- Problem description
Give every line from the entries that contains "Output".

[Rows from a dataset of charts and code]
☆ ☆ ☆ ☆ ☆ ☆ ☆

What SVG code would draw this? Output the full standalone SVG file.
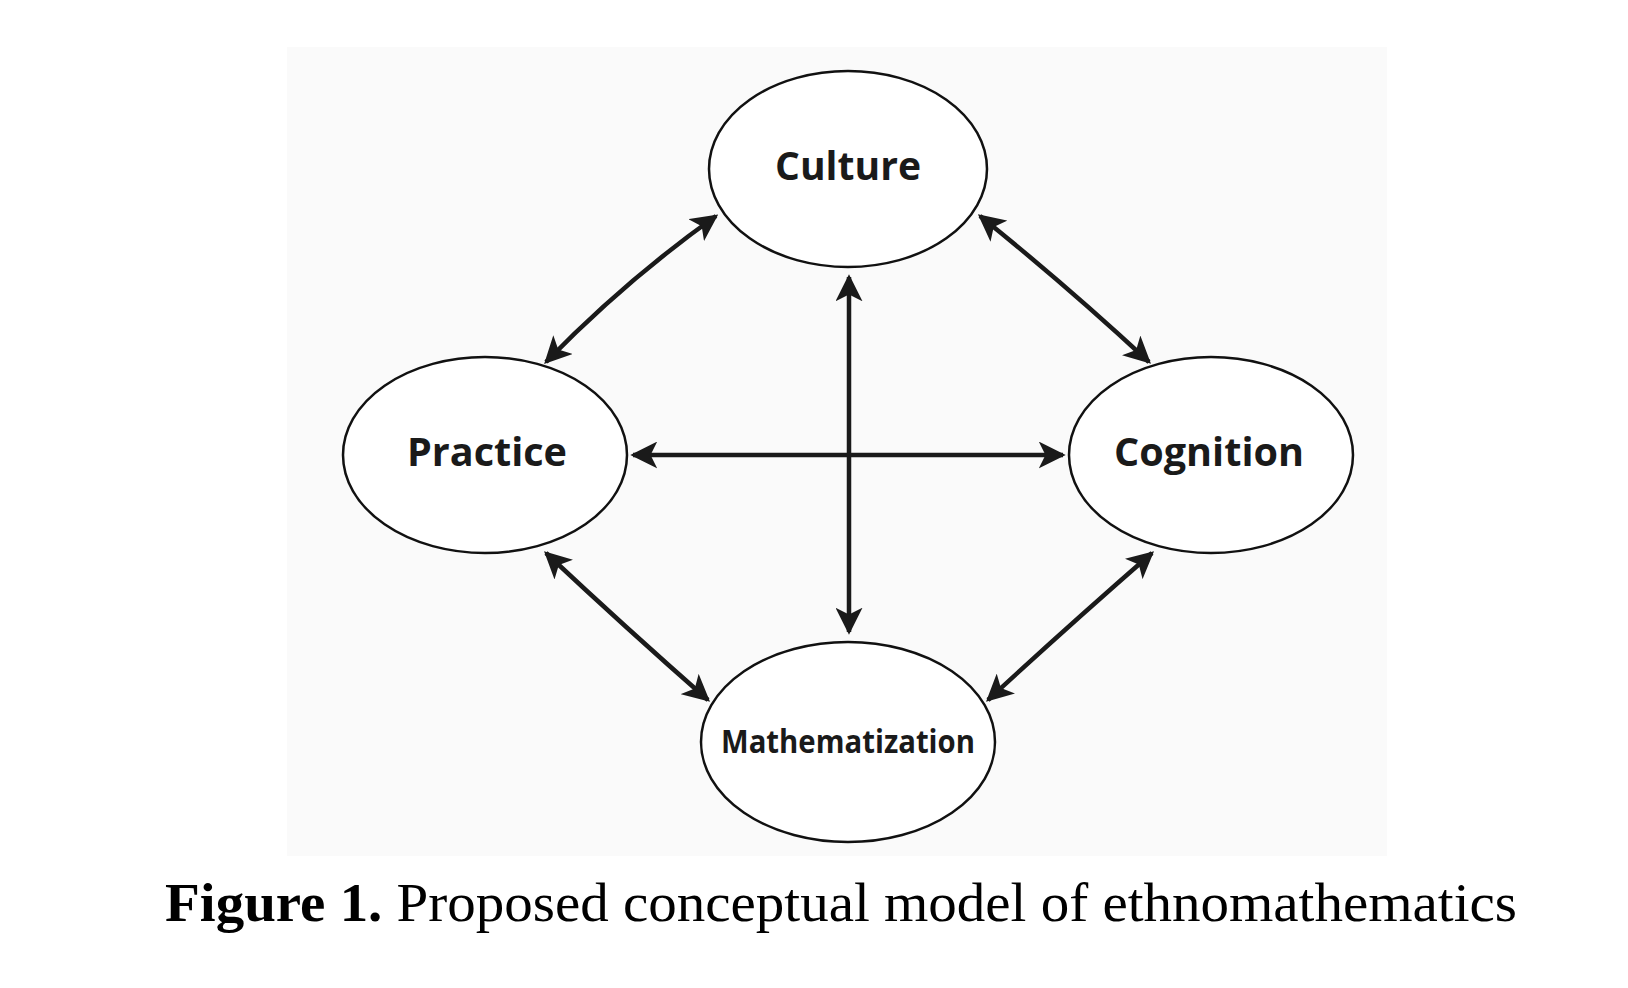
<svg xmlns="http://www.w3.org/2000/svg" width="1628" height="988" viewBox="0 0 1628 988">
<style>
.n{fill:#fff;stroke:#111;stroke-width:2.5}
.t{font-family:"Open Sans","DejaVu Sans",sans-serif;font-weight:700;fill:#1a1a1a;text-anchor:middle}
.c{stroke:#1a1a1a;stroke-width:4.5;fill:none;marker-start:url(#a);marker-end:url(#a)}
</style>
<defs><marker id="a" viewBox="0 0 10 10" refX="9" refY="5" markerWidth="6" markerHeight="6" orient="auto-start-reverse" markerUnits="strokeWidth"><path d="M0,0L10,5L0,10L2.5,5z" fill="#1a1a1a"/></marker></defs>
<rect width="1628" height="988" fill="#fff"/>
<rect x="287" y="47" width="1100" height="809" fill="#fafafa"/>
<g transform="translate(-4,0)">
<g id="connectors">
<path class="c" d="M720,216Q630,280 550,362"/>
<path class="c" d="M984,216Q1070,285 1153,362"/>
<path class="c" d="M550,553Q630,628 712,700"/>
<path class="c" d="M1156,553Q1070,628 992,700"/>
<path class="c" d="M853,277L853,632"/>
<path class="c" d="M637,455L1067,455" stroke-width="5"/>
</g>
<g id="culture"><ellipse class="n" cx="852" cy="169" rx="139" ry="98"/><text class="t" x="852" y="180" font-size="40" textLength="146" lengthAdjust="spacingAndGlyphs">Culture</text></g>
<g id="practice"><ellipse class="n" cx="489" cy="455" rx="142" ry="98"/><text class="t" x="491" y="466" font-size="40" textLength="160" lengthAdjust="spacingAndGlyphs">Practice</text></g>
<g id="cognition"><ellipse class="n" cx="1215" cy="455" rx="142" ry="98"/><text class="t" x="1213" y="466" font-size="40" textLength="190" lengthAdjust="spacingAndGlyphs">Cognition</text></g>
<g id="mathematization"><ellipse class="n" cx="852" cy="742" rx="147" ry="100"/><text class="t" x="852" y="753" font-size="32" textLength="254" lengthAdjust="spacingAndGlyphs">Mathematization</text></g>
</g>
<text x="165" y="921" font-family="'Liberation Serif',serif" font-size="54" fill="#000" textLength="1352" lengthAdjust="spacingAndGlyphs"><tspan font-weight="700">Figure 1.</tspan> Proposed conceptual model of ethnomathematics</text>
</svg>
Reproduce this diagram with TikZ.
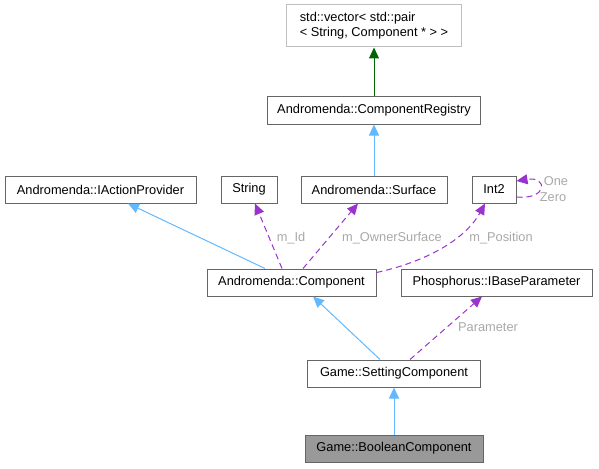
\documentclass[tikz,border=0pt]{standalone}
\usepackage{fontspec}
\setmainfont{Liberation Sans}
\usetikzlibrary{arrows.meta,calc}
\definecolor{boxline}{HTML}{666666}
\definecolor{lightline}{HTML}{BFBFBF}
\definecolor{inhblue}{HTML}{63B8FF}
\definecolor{usepurple}{HTML}{9A32CD}
\definecolor{tmplgreen}{HTML}{006400}
\definecolor{lblgray}{HTML}{A8A8A8}
\definecolor{curfill}{HTML}{999999}
\tikzset{
  cls/.style={draw=boxline, line width=1pt, fill=white, minimum height=27pt, inner sep=0pt,
    font=\fontsize{12.8}{15}\selectfont, text=black},
  inh/.style={draw=inhblue, line width=1pt, -{Triangle[length=11pt,width=10pt]}},
  usage/.style={draw=usepurple, line width=1pt, dash pattern=on 6pt off 4pt, -{Triangle[length=11pt,width=10pt]}},
  tmpl/.style={draw=tmplgreen, line width=1pt, -{Triangle[length=11pt,width=10pt]}},
  lbl/.style={font=\fontsize{12.8}{15}\selectfont, text=lblgray, inner sep=0pt}
}
\begin{document}
\begin{tikzpicture}[x=1pt,y=-1pt]
\useasboundingbox (0,0) rectangle (599,468);
\node[cls, draw=lightline, minimum width=175pt, minimum height=42pt, align=left] (vec) at (374,26)
  {std::vector< std::pair\\< String, Component * > >};
\node[cls, minimum width=213pt] (reg) at (374,110.5) {Andromenda::ComponentRegistry};
\node[cls, minimum width=191pt] (iap) at (100.5,189.5) {Andromenda::IActionProvider};
\node[cls, minimum width=56pt] (str) at (249,189.5) {String};
\node[cls, minimum width=146pt] (surf) at (374,189.5) {Andromenda::Surface};
\node[cls, minimum width=44pt] (int) at (494,189.5) {Int2};
\node[cls, minimum width=169pt] (comp) at (291.5,282.5) {Andromenda::Component};
\node[cls, minimum width=191pt] (ibp) at (496.5,282.5) {Phosphorus::IBaseParameter};
\node[cls, minimum width=173pt] (set) at (394,373.5) {Game::SettingComponent};
\node[cls, minimum width=178pt, fill=curfill] (bool) at (394,448.5) {Game::BooleanComponent};

\draw[tmpl] (reg.north) -- (vec.south);
\draw[inh] (surf.north) -- (reg.south);
\draw[inh] ([xshift=-26.5pt]comp.north) -- ([xshift=27.5pt]iap.south);
\draw[usage] ([xshift=-9.5pt]comp.north) -- ([xshift=6pt]str.south);
\draw[usage] ([xshift=11.5pt]comp.north) -- ([xshift=-16pt]surf.south);
\draw[usage] ([yshift=10pt]comp.east) .. controls (425,262) and (465,240) .. ([xshift=-9pt]int.south);
\draw[usage] ([yshift=-7.5pt]int.east) .. controls (548,200) and (548,176) .. ([yshift=8.5pt]int.east);
\draw[inh] ([xshift=-14pt]set.north) -- ([xshift=21.5pt]comp.south);
\draw[usage] ([xshift=16pt]set.north) -- ([xshift=-14.5pt]ibp.south);
\draw[inh] (bool.north) -- (set.south);

\node[lbl] (lid) at (291,238) {m\_Id};
\node[lbl] (lown) at (392,238) {m\_OwnerSurface};
\node[lbl] (lpos) at (501,238) {m\_Position};
\node[lbl] (lone) at (556,181) {One};
\node[lbl] (lzero) at (553,197) {Zero};
\node[lbl] (lpar) at (488,327) {Parameter};
\end{tikzpicture}
\end{document}
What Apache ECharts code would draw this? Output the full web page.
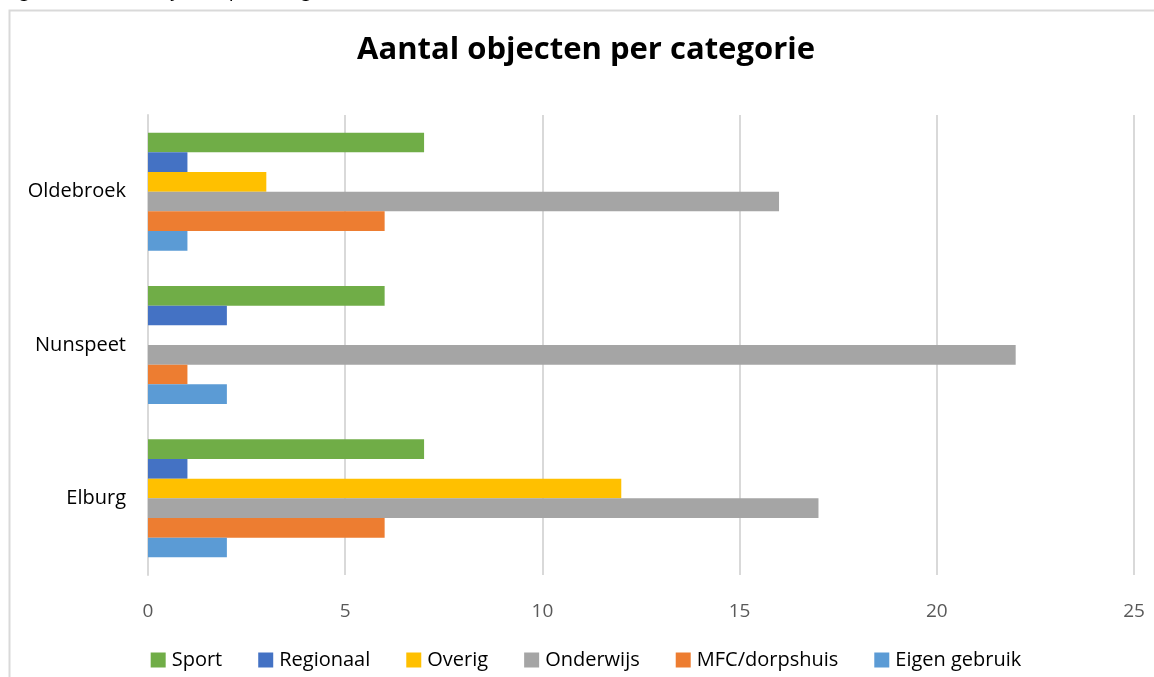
<!DOCTYPE html>
<html>
<head>
<meta charset="utf-8">
<script src="https://cdn.jsdelivr.net/npm/echarts@6/dist/echarts.min.js"></script>
<style>
  html, body { margin: 0; padding: 0; background: #fff; overflow: hidden; }
  #chart { width: 1172px; height: 677px; }
</style>
</head>
<body>
<div id="chart"></div>
<script>
// gemeenten (onder -> boven, zoals in Excel)
var gemeenten = ['Elburg', 'Nunspeet', 'Oldebroek'];
var xTicks = [0, 5, 10, 15, 20, 25];

var categorieen = ['Sport', 'Regionaal', 'Overig', 'Onderwijs', 'MFC/dorpshuis', 'Eigen gebruik'];
var kleuren = ['#70AD47', '#4472C4', '#FFC000', '#A5A5A5', '#ED7D31', '#5B9BD5'];

// aantallen per categorie: [Elburg, Nunspeet, Oldebroek]
var sport = [7, 6, 7];
var regionaal = [1, 2, 1];
var overig = [12, 0, 3];
var onderwijs = [17, 22, 16];
var mfc = [6, 1, 6];
var eigenGebruik = [2, 2, 1];

var waarden = [sport, regionaal, overig, onderwijs, mfc, eigenGebruik];

var font = '"Open Sans", "Noto Sans", sans-serif';

var series = [];
for (let i = 0; i < categorieen.length; i++) {
    series.push({
        name: categorieen[i],
        type: 'bar',
        data: waarden[i],
        itemStyle: { color: kleuren[i] },
        barGap: '0%',
        barCategoryGap: '23%',
        silent: true
    });
}

var option = {
    backgroundColor: '#fff',
    animation: false,
    title: {
        text: 'Aantal objecten per categorie',
        left: 'center',
        top: 30,
        textStyle: {
            fontFamily: font,
            fontSize: 31,
            fontWeight: 'bold',
            color: '#000'
        }
    },
    graphic: [
        {
            type: 'rect',
            shape: { x: 9.5, y: 10.5, width: 1300, height: 800 },
            style: { fill: 'none', stroke: '#d9d9d9', lineWidth: 2 },
            silent: true
        },
        {
            type: 'text',
            x: 6,
            y: 0,
            style: {
                text: 'Figuur 1: Aantal objecten per categorie',
                font: 'italic 20px ' + font,
                fill: '#000',
                verticalAlign: 'bottom'
            },
            silent: true
        }
    ],
    legend: {
        data: categorieen,
        left: 'center',
        top: 645,
        itemWidth: 15,
        itemHeight: 15,
        itemGap: 36,
        icon: 'rect',
        textStyle: {
            fontFamily: font,
            fontSize: 20,
            color: '#000',
            padding: [0, 0, 0, 1]
        }
    },
    grid: {
        left: 148,
        right: 38,
        top: 115,
        bottom: 102
    },
    xAxis: {
        type: 'value',
        min: 0,
        max: 25,
        interval: 5,
        axisLine: { show: false },
        axisTick: { show: false },
        splitLine: { lineStyle: { color: '#d9d9d9', width: 2 } },
        axisLabel: {
            margin: 27,
            fontFamily: font,
            fontSize: 19,
            color: '#595959'
        }
    },
    yAxis: {
        type: 'category',
        data: gemeenten,
        axisLine: { lineStyle: { color: '#d9d9d9', width: 2 } },
        axisTick: { show: false },
        axisLabel: {
            margin: 22,
            fontFamily: font,
            fontSize: 20,
            color: '#000',
            lineHeight: 20,
            padding: [10, 0, 0, 0]
        }
    },
    series: series
};

var myChart = echarts.init(document.getElementById('chart'));
myChart.setOption(option);
</script>
</body>
</html>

☆ ☆ ☆ ☆ ☆ ☆ ☆

- Solution to this problem
What SVG code would draw this? Output the full standalone SVG file.
What Apache ECharts code would draw this? Output the full web page.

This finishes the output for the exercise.